I'm not a statistician, but here are a couple of minor points. First, let's remind
readers the ETA specification is just an example, which does not apply directly
to the Sirius.

My reading of the ETA timing specification is the target mean rate is +5 s/day.
I think ETA reflects the preference of most customers that a watch run slightly
fast rather than slightly slow. In other words, better early than late. I don't
know the spread in the numbers, but if we accept the normal distribution
and 3σ spec limits you suggest, then I think the tested rate result of +3.8 s/day
or better should occur for about half of the tested watches. I think the Sirius
showed good performance for that one calculated fully wound rate.

We should also note ETA does not specify timing divergence for a movement
at the 24 hr run point. While we might be unhappy with the measured result,
the Sirius apparently was not tested for for that performance at the factory.

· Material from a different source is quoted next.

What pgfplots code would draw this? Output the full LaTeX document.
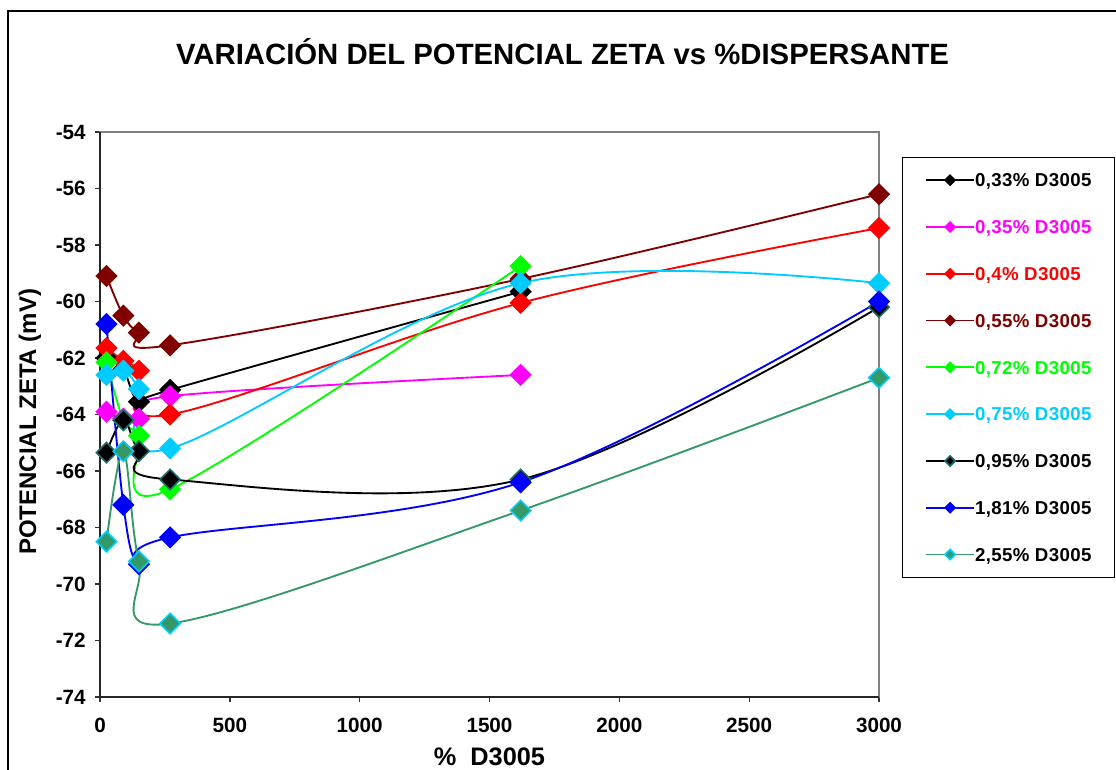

My primary point to readers is not all watches show the same time keeping
results. There is a variation in the watches as delivered. While we hope for
the best, this should not be a surprise. It is part of the manufacturing process.
There has been development in mechanical watch movements over the years.
The numbers gradually improve. However, when we are using old technology
progress tends to be slow.

Bob, I think you should study the watches prior to making a purchase of
this magnitude. As we can see by the posts on the forum, members ask
questions about far less expensive watches. We support that. It seems
right to keep searching until you have enough information to make a
purchase decision. Along the way we may all learn some things from the
discussion.

I have one more thought about these watches. I suggest waiting until
after the Basel watch show next month where new models are often
introduced. Perhaps there will be a new watch model for you to consider.